SBA is an acronym for Small Business Administration. It is a federal agency that deals in offering financial help to small businesses. SBA works through the banks and financial institutions across the country. The primary difference between a normal business loan and an SBA loan is that the latter is backed by the government. The former is entirely subjected to the prerogative of the bank. SBA loan issued by banks and financial institutions has government support which allows the rates of interest of such loans to be quite reasonable. More importantly, the chances of getting an SBA loan are much higher as banks or lenders don’t typically like to entertain every type of small business.
There are a few SBA loan types which you should know to figure out what would be ideal for you. Here are the SBA loan types and their differences to help you get started.
7a Term Loans
The most commonly opted for loan among all SBA loan types, 7a Term Loans are primarily meant for refinancing debt or for working capital. Small businesses can apply for up to two million and can choose a repayment term of seven to twenty five years. The rate of interest is desirably low due to the backing from the government. Such loans are backed by the government to the tune of 85% (maximum) of the loan amount.
CDC/504 Term Loans
CDC loans are ideal for procurement of equipment or development of fixed assets. The maximum limit of such loans is four million. The government backs up to 40% of such loan amounts and the borrower has to provide about 10% of the loan amount as collateral. CDC Term Loans have a slightly higher rate of interest than 7a Term Loans.
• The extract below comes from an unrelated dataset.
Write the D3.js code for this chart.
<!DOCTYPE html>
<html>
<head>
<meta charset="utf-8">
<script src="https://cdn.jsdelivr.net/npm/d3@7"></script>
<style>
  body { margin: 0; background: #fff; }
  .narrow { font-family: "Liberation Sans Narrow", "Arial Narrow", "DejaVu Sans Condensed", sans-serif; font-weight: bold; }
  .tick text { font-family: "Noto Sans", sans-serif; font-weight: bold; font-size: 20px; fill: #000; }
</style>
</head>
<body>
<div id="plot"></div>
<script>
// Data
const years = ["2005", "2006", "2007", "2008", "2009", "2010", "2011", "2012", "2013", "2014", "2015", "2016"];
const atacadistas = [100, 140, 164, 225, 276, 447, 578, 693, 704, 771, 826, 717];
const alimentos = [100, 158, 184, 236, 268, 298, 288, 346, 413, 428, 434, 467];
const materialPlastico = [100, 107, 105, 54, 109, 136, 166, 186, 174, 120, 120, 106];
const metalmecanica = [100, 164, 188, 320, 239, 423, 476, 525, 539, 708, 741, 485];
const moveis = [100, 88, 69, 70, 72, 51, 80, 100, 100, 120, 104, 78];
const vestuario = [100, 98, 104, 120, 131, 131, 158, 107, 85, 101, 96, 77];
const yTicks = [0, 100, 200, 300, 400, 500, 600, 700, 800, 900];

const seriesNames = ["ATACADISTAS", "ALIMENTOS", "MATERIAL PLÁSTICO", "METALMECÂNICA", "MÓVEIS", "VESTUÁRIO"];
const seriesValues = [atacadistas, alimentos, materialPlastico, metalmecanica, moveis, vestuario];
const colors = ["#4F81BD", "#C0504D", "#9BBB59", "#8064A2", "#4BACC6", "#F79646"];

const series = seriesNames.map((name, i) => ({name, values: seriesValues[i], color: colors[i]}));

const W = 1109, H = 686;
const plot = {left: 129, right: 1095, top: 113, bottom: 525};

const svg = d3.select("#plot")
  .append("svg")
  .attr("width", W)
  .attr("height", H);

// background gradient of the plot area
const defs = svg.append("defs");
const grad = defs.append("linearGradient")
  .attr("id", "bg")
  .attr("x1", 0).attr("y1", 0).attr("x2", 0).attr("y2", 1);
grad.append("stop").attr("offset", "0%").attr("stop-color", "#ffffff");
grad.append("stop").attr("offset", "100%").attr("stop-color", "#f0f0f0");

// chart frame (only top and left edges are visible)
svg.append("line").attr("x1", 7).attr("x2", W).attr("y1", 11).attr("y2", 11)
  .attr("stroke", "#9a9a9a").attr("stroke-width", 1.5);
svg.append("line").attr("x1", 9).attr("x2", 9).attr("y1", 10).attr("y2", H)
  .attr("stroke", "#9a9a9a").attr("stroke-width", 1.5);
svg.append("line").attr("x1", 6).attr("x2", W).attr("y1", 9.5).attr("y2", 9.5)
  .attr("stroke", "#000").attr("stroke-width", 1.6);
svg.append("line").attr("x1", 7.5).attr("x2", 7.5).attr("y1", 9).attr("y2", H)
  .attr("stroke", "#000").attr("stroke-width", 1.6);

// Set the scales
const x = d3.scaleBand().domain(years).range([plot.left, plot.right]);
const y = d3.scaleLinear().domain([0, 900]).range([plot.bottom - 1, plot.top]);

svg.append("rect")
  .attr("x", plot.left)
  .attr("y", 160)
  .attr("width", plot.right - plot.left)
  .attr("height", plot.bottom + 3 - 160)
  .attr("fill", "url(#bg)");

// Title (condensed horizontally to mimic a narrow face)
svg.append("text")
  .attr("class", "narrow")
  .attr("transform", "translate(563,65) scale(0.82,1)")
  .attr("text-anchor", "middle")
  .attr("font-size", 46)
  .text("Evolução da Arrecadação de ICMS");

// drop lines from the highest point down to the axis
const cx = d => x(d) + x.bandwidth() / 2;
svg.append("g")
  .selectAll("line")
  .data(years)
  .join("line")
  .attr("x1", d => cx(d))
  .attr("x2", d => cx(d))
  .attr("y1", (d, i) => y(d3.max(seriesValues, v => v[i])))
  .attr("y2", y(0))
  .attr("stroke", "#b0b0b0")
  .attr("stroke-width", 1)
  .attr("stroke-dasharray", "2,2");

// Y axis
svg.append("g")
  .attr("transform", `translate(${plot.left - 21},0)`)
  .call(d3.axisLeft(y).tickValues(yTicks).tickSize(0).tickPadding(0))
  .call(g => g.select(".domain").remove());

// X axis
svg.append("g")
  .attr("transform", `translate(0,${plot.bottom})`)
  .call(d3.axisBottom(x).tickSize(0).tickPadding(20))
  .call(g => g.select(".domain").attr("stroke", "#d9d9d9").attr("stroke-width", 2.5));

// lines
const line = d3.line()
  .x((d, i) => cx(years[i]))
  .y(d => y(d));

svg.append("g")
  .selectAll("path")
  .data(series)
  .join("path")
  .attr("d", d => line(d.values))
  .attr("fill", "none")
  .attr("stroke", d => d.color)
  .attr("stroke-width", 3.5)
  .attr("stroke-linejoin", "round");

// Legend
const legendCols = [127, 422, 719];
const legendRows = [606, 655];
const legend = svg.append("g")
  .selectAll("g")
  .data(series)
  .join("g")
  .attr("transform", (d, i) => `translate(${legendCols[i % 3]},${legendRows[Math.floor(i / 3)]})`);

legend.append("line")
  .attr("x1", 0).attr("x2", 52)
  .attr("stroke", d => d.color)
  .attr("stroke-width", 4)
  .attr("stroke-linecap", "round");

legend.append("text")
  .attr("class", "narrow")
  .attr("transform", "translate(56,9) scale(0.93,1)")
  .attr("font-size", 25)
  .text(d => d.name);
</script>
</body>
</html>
Microloans are quite varied in their nature. This is the only loan of all SBA loan types that doesn’t have any government backing. It is thus up to the lender to decide on the terms and criteria of the loan. Microloans are usually capped at thirty five thousand and the term is generally capped at six years. The rate of interest of microloans is substantially higher than the aforementioned SBA loan types. It ranges from 8% to 13%.
There are some specialty loans as well such as disaster recovery loans, international trade loans and export express loans. Each of these loans has different criteria, caps on loan amounts and interest rates.